The New York Times has done excellent reporting on Libya. The newspaper was among the first to reveal that U.S.-approved arms for the Libyan rebels had fallen into the hands of jihadi groups and, more generally, on the rise of al Qaeda-affiliated groups in Libya and North Africa. So the paper’s Dec. 28 “investigation” that determined with utter certainty that the attacks of Sept. 11, 2012, in Benghazi were caused by a YouTube video would be baffling if it weren’t so obvious an attempt to exonerate the Obama administration and Hillary Clinton from responsibility for the deadly failures in Libya that cost the lives of four brave Americans.
The Times’ report misconstrues known facts and simply sweeps under the table mountains of evidence of al Qaeda’s ties to Libyan jihadi groups.
In June 2012, for example, more than a dozen different jihadi groups put the black flag of al Qaeda on parade in Benghazi in what they hoped would be a three-day show of force. Thousands of jihadi fighters, many of them in Pakistani and Afghan dress, paraded through the streets of Benghazi with hundreds of gun trucks.
For The New York Times, though, the black flags were merely “the black flags of militant Islam” and apparently bore no relation to al Qaeda. “Benghazi was not infiltrated by al Qaeda,” The Times flatly asserted.
In August, Ambassador J. Christopher Stevens put his name to a cable with the auspicious title, “The Guns of August,” that explicitly warned about the security vacuum in Benghazi and Tripoli. “What we have seen are not random crimes of opportunity, but rather targeted and discriminate attacks,” the cable warned.
It was one of dozens of cables detailing the growing chaos in Libya that were turned over to the House Oversight and Government Reform Committee after repeated stonewalling by the State Department. My sources say it came on the heels of an alarming security briefing by the CIA chief of station for Stevens and the Embassy security team. But for The New York Times, the cable simply “struck an understanding tone about the absence of effective policing.”
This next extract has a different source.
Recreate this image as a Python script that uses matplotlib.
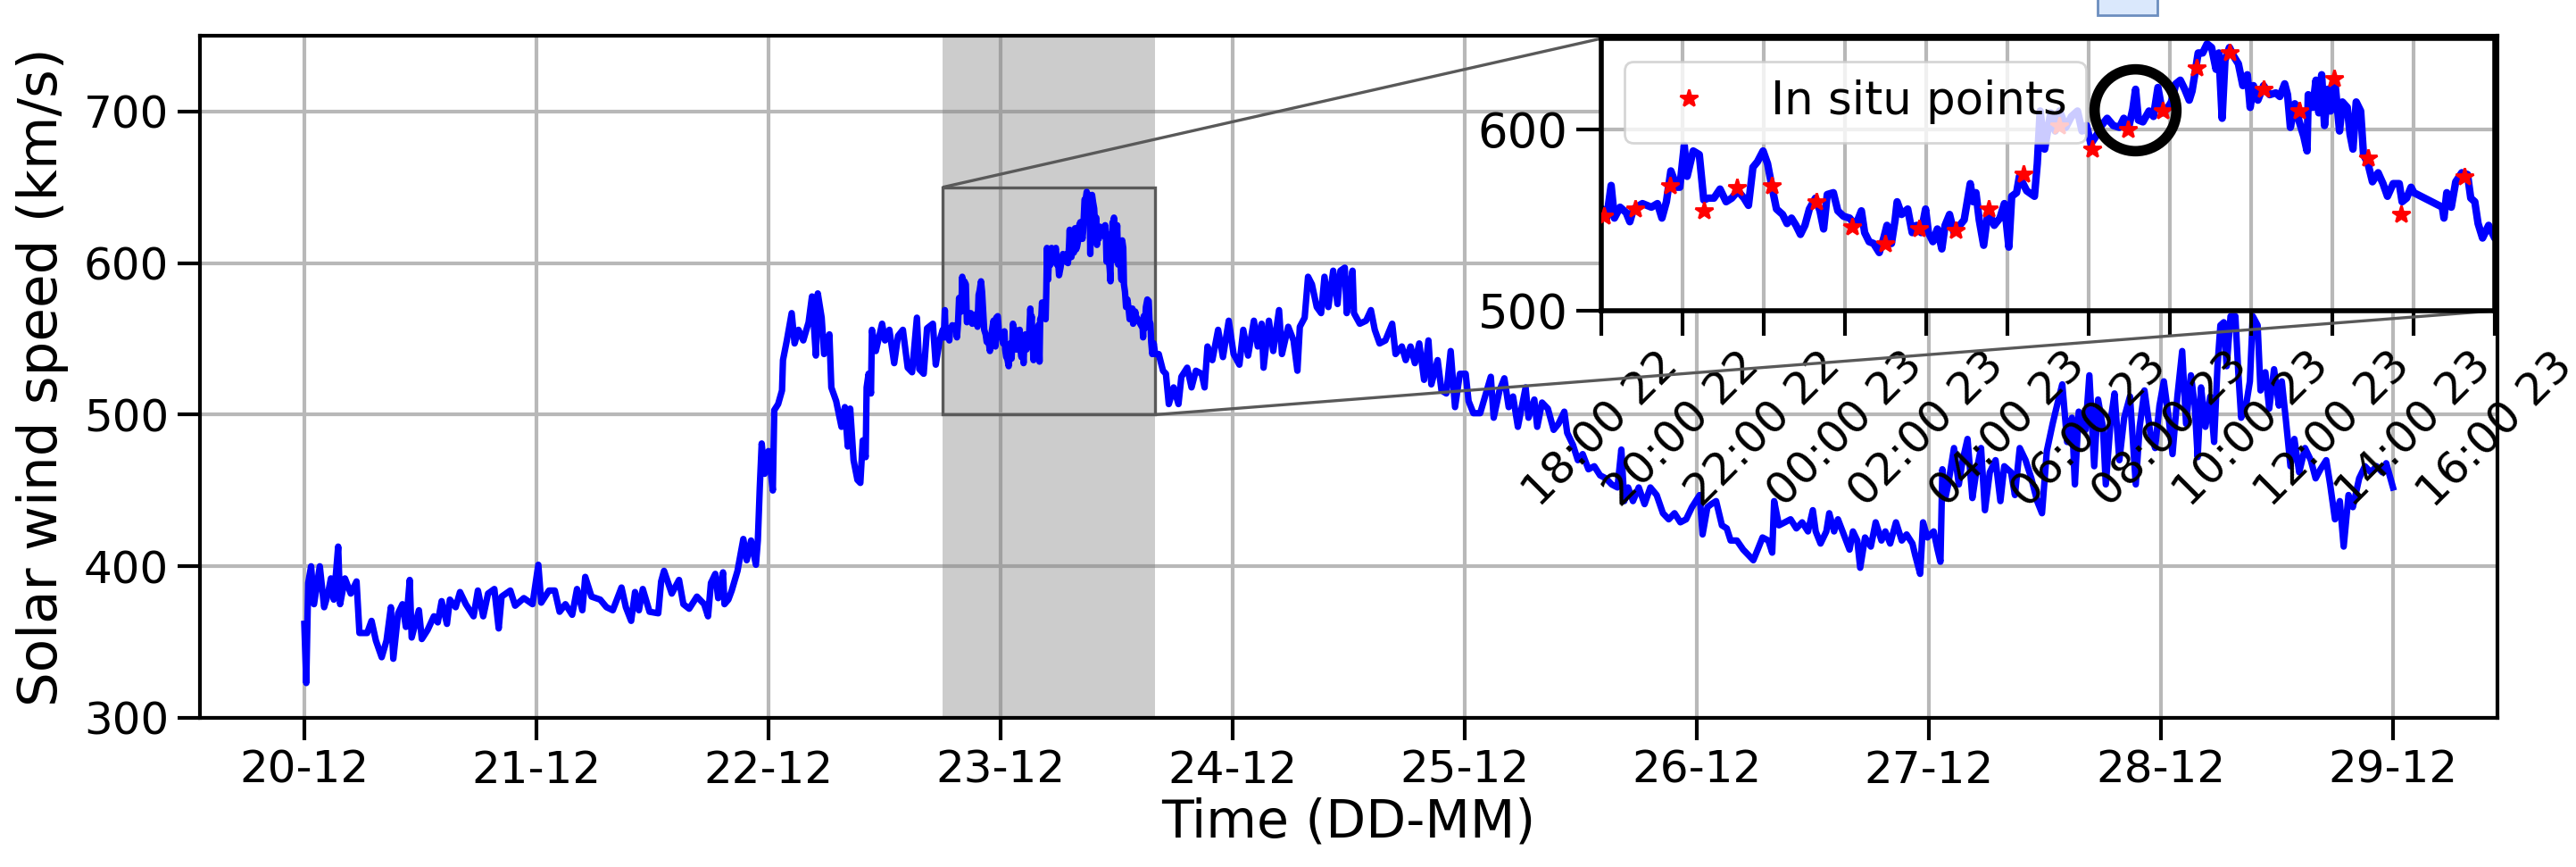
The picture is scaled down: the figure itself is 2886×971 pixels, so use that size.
import numpy as np
import pandas as pd
import matplotlib
matplotlib.use('Agg')
import matplotlib.pyplot as plt
import matplotlib.dates as mdates
from matplotlib.patches import Rectangle
from mpl_toolkits.axes_grid1.inset_locator import mark_inset

# (hours since 20-12 00:00, solar wind speed km/s)
quiet = [(0, 362), (0.2, 323), (0.4, 389), (0.7, 400), (1.0, 375), (1.6, 400), (2.05, 373),
         (2.45, 382), (2.75, 392), (3.05, 378), (3.5, 413), (3.7, 375), (4.2, 392), (4.8, 382),
         (5.4, 390), (5.7, 356), (6.5, 356), (6.95, 364), (7.4, 351), (8.0, 340), (8.5, 351),
         (8.95, 373), (9.2, 339), (9.7, 369), (10.15, 375), (10.5, 360), (10.9, 391), (11.1, 353),
         (11.85, 371), (12.15, 352), (12.75, 358), (13.4, 367), (13.8, 363), (14.2, 377),
         (14.75, 362), (15.05, 378), (15.65, 373), (16.1, 383), (16.7, 375), (17.5, 367),
         (17.95, 384), (18.5, 367), (19.0, 382), (19.65, 385), (20.1, 359), (20.4, 380),
         (21.3, 384), (21.8, 374), (22.7, 379), (23.6, 375), (24.2, 401), (24.5, 376),
         (25.3, 384), (25.9, 384), (26.4, 370), (27.0, 375), (27.7, 368), (28.2, 385),
         (28.75, 371), (29.05, 393), (29.7, 380), (30.6, 378), (31.25, 373), (31.9, 371),
         (32.8, 386), (33.25, 373), (33.8, 364), (34.2, 383), (34.6, 371), (35.0, 385),
         (35.7, 370), (36.6, 369), (36.9, 390), (37.2, 397), (38.0, 382), (38.75, 391),
         (39.2, 375), (39.8, 372), (40.6, 380), (41.35, 375)]

rise = [(41.75, 367), (42.05, 389), (42.5, 395), (42.8, 379), (43.3, 396), (43.45, 375),
        (43.85, 378), (44.2, 384), (44.8, 397), (45.4, 418), (45.75, 404), (46.2, 417),
        (46.7, 401), (46.9, 417), (47.1, 452), (47.3, 481), (47.6, 461), (48.0, 476),
        (48.45, 450), (48.6, 503), (49.0, 507), (49.4, 516), (49.5, 536), (49.9, 549),
        (50.4, 567), (50.7, 547), (51.1, 556), (51.6, 549), (52.15, 561), (52.5, 578),
        (52.9, 539), (53.1, 580), (53.5, 564), (53.75, 540), (54.3, 553), (54.5, 518),
        (55.0, 509), (55.55, 492), (55.9, 505), (56.2, 479), (56.45, 504), (56.8, 470),
        (57.2, 457), (57.5, 455), (57.75, 483), (58.05, 472), (58.15, 518), (58.35, 527),
        (58.6, 514), (58.7, 556), (59.1, 542), (59.75, 560), (60.05, 549), (60.5, 556),
        (61.0, 534), (61.4, 552), (61.9, 556), (62.4, 531), (62.85, 528), (63.35, 564),
        (63.6, 530), (64.05, 527), (64.4, 557), (65.0, 560), (65.3, 533), (65.7, 549)]

zoomed = [(66.02, 556), (66.13, 551), (66.24, 569), (66.32, 551), (66.46, 557), (66.61, 554),
          (66.7, 549), (66.79, 556), (67.01, 559), (67.23, 557), (67.38, 559), (67.49, 551),
          (67.6, 560), (67.71, 577), (67.86, 568), (67.93, 568), (68.04, 591), (68.11, 574),
          (68.26, 588), (68.41, 586), (68.52, 561), (68.63, 562), (68.77, 562), (68.92, 567),
          (69.07, 560), (69.21, 562), (69.36, 566), (69.51, 562), (69.62, 558), (69.73, 579),
          (69.84, 582), (69.98, 588), (70.09, 581), (70.2, 568), (70.31, 556), (70.46, 553),
          (70.57, 548), (70.68, 551), (70.79, 547), (70.9, 542), (71.01, 547), (71.12, 556),
          (71.27, 562), (71.38, 555), (71.47, 545), (71.56, 564), (71.71, 565), (71.82, 555),
          (71.96, 552), (72.11, 551), (72.26, 547), (72.4, 555), (72.48, 543), (72.59, 538),
          (72.7, 537), (72.84, 532), (72.95, 540), (73.03, 547), (73.14, 537), (73.23, 550),
          (73.28, 560), (73.39, 553), (73.54, 556), (73.65, 543), (73.76, 547), (73.87, 543),
          (73.98, 556), (74.05, 543), (74.16, 538), (74.27, 545), (74.38, 534), (74.46, 547),
          (74.57, 553), (74.68, 543), (74.82, 547), (74.93, 550), (75.08, 570), (75.15, 560),
          (75.22, 565), (75.3, 550), (75.41, 536), (75.52, 555), (75.67, 547), (75.81, 551),
          (75.92, 559), (76.03, 535), (76.1, 563), (76.22, 565), (76.29, 574), (76.47, 566),
          (76.66, 563), (76.73, 581), (76.8, 610), (76.91, 589), (77.06, 609), (77.17, 599),
          (77.28, 610), (77.43, 601), (77.57, 607), (77.72, 610), (77.83, 599), (77.94, 602),
          (78.05, 592), (78.2, 597), (78.31, 602), (78.45, 606), (78.6, 602), (78.75, 601),
          (78.86, 606), (78.97, 600), (79.08, 611), (79.15, 622), (79.22, 605), (79.33, 604),
          (79.48, 610), (79.59, 607), (79.7, 623), (79.81, 609), (79.92, 611), (80.03, 615),
          (80.14, 625), (80.25, 627), (80.36, 622), (80.47, 616), (80.54, 621), (80.62, 632),
          (80.69, 642), (80.8, 642), (80.91, 647), (81.02, 645), (81.13, 633), (81.2, 642),
          (81.28, 606), (81.35, 638), (81.46, 645), (81.57, 640), (81.68, 636), (81.79, 624),
          (81.9, 630), (81.97, 612), (82.05, 624), (82.16, 616), (82.3, 624), (82.45, 619),
          (82.6, 620), (82.7, 618), (82.82, 625), (82.89, 619), (82.96, 601), (83.07, 614),
          (83.18, 604), (83.29, 596), (83.37, 588), (83.4, 619), (83.51, 612), (83.59, 627),
          (83.66, 609), (83.73, 630), (83.8, 602), (83.88, 622), (83.95, 610), (84.06, 625),
          (84.17, 599), (84.24, 615), (84.36, 612), (84.43, 597), (84.5, 589), (84.58, 615),
          (84.69, 610), (84.76, 586), (84.87, 581), (84.98, 571), (85.12, 576), (85.24, 570),
          (85.35, 563), (85.49, 570), (85.64, 570), (85.71, 560), (85.82, 562), (85.93, 568),
          (86.0, 565), (86.7, 557), (86.74, 551), (86.81, 565), (86.92, 557), (87.03, 571),
          (87.18, 576), (87.32, 575), (87.4, 562), (87.5, 560), (87.58, 548), (87.69, 540),
          (87.84, 547), (87.99, 540)]

decay = [(88.36, 540), (88.8, 529), (89.1, 527), (89.4, 507), (89.9, 518), (90.4, 507),
         (90.7, 525), (91.3, 531), (91.75, 518), (92.2, 529), (92.8, 527), (93.1, 518),
         (93.4, 545), (93.9, 536), (94.5, 556), (95.0, 538), (95.6, 562), (96.1, 540),
         (96.7, 533), (97.1, 556), (97.6, 539), (98.2, 562), (98.6, 545), (99.0, 560),
         (99.2, 531), (99.75, 562), (100.2, 542), (100.8, 569), (101.1, 540), (101.75, 558),
         (102.3, 549), (102.7, 529), (102.95, 558), (103.45, 564), (103.8, 591), (104.2, 586),
         (104.7, 571), (105.15, 567), (105.5, 591), (105.9, 571), (106.4, 595), (106.85, 573),
         (107.15, 595), (107.6, 597), (107.8, 567), (108.1, 582), (108.4, 595), (108.55, 567),
         (109.15, 560), (109.8, 562), (110.3, 569), (110.7, 556), (111.2, 547), (111.8, 549),
         (112.5, 560), (112.85, 540), (113.5, 545), (113.9, 536), (114.4, 545), (114.85, 534),
         (115.3, 547), (115.8, 523), (116.25, 549), (116.55, 520), (117.2, 536), (117.6, 516),
         (118.1, 514), (118.55, 542), (119.0, 505), (119.5, 527), (120.1, 527), (120.4, 509),
         (120.9, 501), (121.6, 501), (122.2, 514), (122.7, 525), (123.0, 498), (123.6, 516),
         (124.1, 524), (124.55, 505), (125.0, 512), (125.5, 492), (126.3, 518), (126.6, 498),
         (127.2, 510), (127.5, 492), (128.0, 508), (128.6, 504), (129.2, 490), (129.7, 494),
         (130.3, 502), (130.6, 488), (131.2, 480), (131.7, 470), (132.2, 474), (132.8, 464),
         (133.4, 466), (134.0, 460), (134.6, 458), (135.2, 454), (135.8, 452), (136.2, 477),
         (136.5, 443), (136.9, 452), (137.4, 443), (138.0, 452), (138.6, 441), (139.2, 452),
         (139.85, 447), (140.5, 435), (141.1, 431), (141.7, 435), (142.3, 429), (142.9, 431),
         (143.5, 439), (144.3, 447), (144.6, 421), (145.1, 439), (145.5, 441), (146.0, 443),
         (146.6, 427), (147.1, 425), (147.5, 417), (148.15, 417), (148.8, 411), (149.4, 407),
         (149.85, 404), (150.3, 411), (150.8, 419), (151.4, 417), (151.8, 409), (152.0, 443),
         (152.5, 427), (153.1, 429), (153.7, 431), (154.3, 425), (154.9, 429), (155.5, 423),
         (156.0, 437), (156.3, 423), (156.8, 415), (157.4, 423), (157.7, 435), (158.2, 423),
         (158.6, 431), (159.2, 421), (159.8, 411), (160.15, 423), (160.6, 417), (160.9, 399),
         (161.4, 419), (162.0, 413), (162.5, 429), (163.1, 417), (163.5, 423), (164.0, 415),
         (164.6, 429), (165.2, 417), (165.7, 421), (166.3, 415), (166.6, 407), (167.1, 395),
         (167.4, 429), (167.85, 419), (168.5, 423), (168.9, 411), (169.2, 403), (169.4, 464),
         (169.7, 445), (170.0, 454), (170.6, 478), (171.1, 454), (171.5, 470), (172.0, 484),
         (172.5, 445), (172.9, 462), (173.4, 478), (173.8, 437), (174.3, 462), (174.9, 470),
         (175.4, 443), (175.8, 466), (176.5, 462), (176.9, 447), (177.4, 478), (178.0, 470),
         (178.6, 458), (179.2, 443), (179.7, 435), (180.2, 476), (180.8, 494), (181.4, 510),
         (181.8, 520), (182.3, 482), (182.8, 498), (183.1, 454), (183.5, 502), (184.2, 490),
         (184.6, 526), (185.1, 466), (185.5, 510), (186.0, 492), (186.3, 454), (186.8, 496),
         (187.2, 514), (187.7, 470), (188.2, 498), (188.8, 512), (189.4, 454), (189.8, 492),
         (190.3, 516), (190.9, 488), (191.4, 478), (191.85, 506), (192.3, 522), (192.8, 498),
         (193.2, 474), (193.7, 512), (194.2, 542), (194.6, 494), (195.1, 526), (195.5, 506),
         (195.8, 472), (196.15, 518), (196.6, 492), (197.1, 512), (197.5, 482), (197.85, 532),
         (198.15, 559), (198.5, 561), (198.8, 532), (199.2, 565), (199.7, 565), (200.0, 528),
         (200.3, 498), (200.8, 506), (201.2, 522), (201.5, 565), (202.0, 559), (202.3, 516),
         (202.8, 528), (203.2, 504), (203.7, 530), (204.2, 506), (204.5, 522), (204.9, 498),
         (205.4, 466), (205.8, 484), (206.3, 462), (206.9, 478), (207.5, 470), (208.0, 458),
         (208.5, 464), (209.1, 470), (209.5, 454), (210.0, 431), (210.5, 443), (210.9, 413),
         (211.4, 447), (211.85, 439), (212.5, 458), (213.1, 466), (213.7, 462), (214.3, 466),
         (214.9, 462), (215.3, 468), (216.0, 452)]

# in situ reference points shown in the zoom panel
insitu = [(66.06, 552), (66.83, 556), (67.69, 569), (68.52, 555), (69.34, 568), (70.20, 569),
          (71.29, 560), (72.18, 546), (72.99, 537), (73.83, 545), (74.71, 544), (75.54, 556),
          (76.40, 575), (77.28, 602), (78.09, 589), (78.97, 600), (79.82, 610), (80.65, 634),
          (81.47, 642), (82.29, 622), (83.18, 610), (84.04, 628), (84.87, 584), (85.69, 553),
          (87.24, 574)]
highlight = (79.13, 610.5)
zoom_window = (66, 88)       # hours
zoom_speed = (500, 650)

START = pd.Timestamp('2023-12-20')


def to_time(hours):
    return (START + pd.to_timedelta(np.atleast_1d(np.asarray(hours, dtype=float)), unit='h')).values


hours, speed = np.array(quiet + rise + zoomed + decay, dtype=float).T
t = to_time(hours)
ins_h, ins_v = np.array(insitu, dtype=float).T

FS = 18
fig = plt.figure(figsize=(14.43, 4.855), dpi=200)
ax = fig.add_axes([0.0776, 0.172, 0.8919, 0.7868])

ax.plot(t, speed, color='blue', lw=2.6, zorder=2)
w0, w1 = to_time(zoom_window)
ax.axvspan(w0, w1, color='gray', alpha=0.4, lw=0, zorder=1.6)

ax.set_ylim(300, 750)
ax.set_yticks([300, 400, 500, 600, 700])
ax.set_xlim(to_time(-10.8)[0], to_time(226.8)[0])
ax.xaxis.set_major_locator(mdates.DayLocator())
ax.xaxis.set_major_formatter(mdates.DateFormatter('%d-%m'))
ax.grid(True, color='#b8b8b8', lw=1.5)
ax.tick_params(labelsize=FS, length=9, width=1.5)
for s in ax.spines.values():
    s.set_linewidth(1.5)
ax.set_xlabel('Time (DD-MM)', fontsize=21, labelpad=2)
ax.set_ylabel('Solar wind speed (km/s)', fontsize=22, labelpad=6)

# zoom panel
axins = ax.inset_axes([0.61, 0.597, 0.389, 0.399])
axins.plot(t, speed, color='blue', lw=3, zorder=2)
axins.plot(to_time(ins_h), ins_v, linestyle='none', marker='*', color='red', ms=7.5,
           label='In situ points', zorder=3)
axins.plot(to_time(highlight[0]), [highlight[1]], linestyle='none', marker='o', ms=33,
           mfc='none', mec='black', mew=4.2, zorder=4)
axins.set_xlim(w0, w1)
axins.set_ylim(*zoom_speed)
axins.set_yticks([500, 600])
axins.xaxis.set_major_locator(mdates.HourLocator(byhour=range(0, 24, 2)))
axins.xaxis.set_major_formatter(mdates.DateFormatter('%H:%M %d'))
axins.grid(True, color='#b8b8b8', lw=1.5)
axins.tick_params(axis='y', labelsize=19, length=10, width=1.5)
axins.tick_params(axis='x', labelsize=18, length=10, width=1.5, labelrotation=45)
for s in axins.spines.values():
    s.set_linewidth(2)
axins.legend(loc='upper left', fontsize=18.5)

mark_inset(ax, axins, loc1=2, loc2=4, fc='none', ec='0.35', lw=1.2, zorder=1.8)

# stray box clipped at the top edge of the original figure
fig.patches.append(Rectangle((0.8143, 0.9825), 0.0232, 0.04, transform=fig.transFigure,
                             fc='#dae8fc', ec='#6c8ebf', lw=1))

fig.savefig('out.png', dpi=200)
Citing unnamed State Department sources, the newspaper claimed that Stevens and the 20-man CIA station in Benghazi had “little understanding of militias in Benghazi and the threat they posed to U.S. interests.” That is a breathtaking assertion, given the record of reporting by State Department diplomatic security officers, especially following the assassination attempt on the British ambassador in June that caused the British to evacuate Benghazi.
The New York Times goes on to assert that intelligence briefings failed to mention the threat from Ansar al-Shariah, the group that initially claimed responsibility for the attack. “I don’t know if we ever heard anything about Ansar al-Shariah,” an unnamed State Department source said.
That is understandable if you believe the newspaper’s reporting that Ansar al-Shariah “focused on charitable missionary work.”
“They are like Boy Scouts,” the Times quotes one of their sympathizers as saying. “Anything that promotes good, they support.”
As I will relate in my book, the CIA station chief in Tripoli and the chief of base in Benghazi were regularly briefing their bosses in Langley as well as U.S. diplomats in Libya on the al Qaeda presence and specifically on Ansar al-Shariah.
In one briefing, conducted in mid-June, the CIA presented a chart showing “money and fighters flowing to Ansar al-Shariah” from al Qaeda bases outside of Libya.
Altogether, the CIA briefed officials more than 70 times prior to the Sept. 11, 2012, attacks regarding the infiltration of al Qaeda into the Libya jihadi and insurgent movement. These included six high-level briefings for President Obama and principals of the National Security Council (renamed the National Security Staff by Mr. Obama); 23 briefings to various CIA offices and units; nine briefings to the Defense Intelligence Agency; 11 briefings at the Department of State; seven briefings to the Pentagon’s Africa Command, then headed by Lt. Gen. Carter Ham; three briefings to the Joint Chiefs of Staff; and eight briefings to the U.S. European Command.
Investigative reporting 101 starts by uncovering the facts — especially those facts that the government seeks to hide or obscure — and allowing them to lead you to conclusions. The New York Times expose starts with the conclusion that al Qaeda was not involved in the attacks, and that the administration fairy tale of the YouTube video was true, and desperately invents “facts” that might support it.
This is journalistic malpractice. It’s not surprising that none of The New York Times‘ excellent stable of investigative reporters signed their name to this meretricious parody of journalism.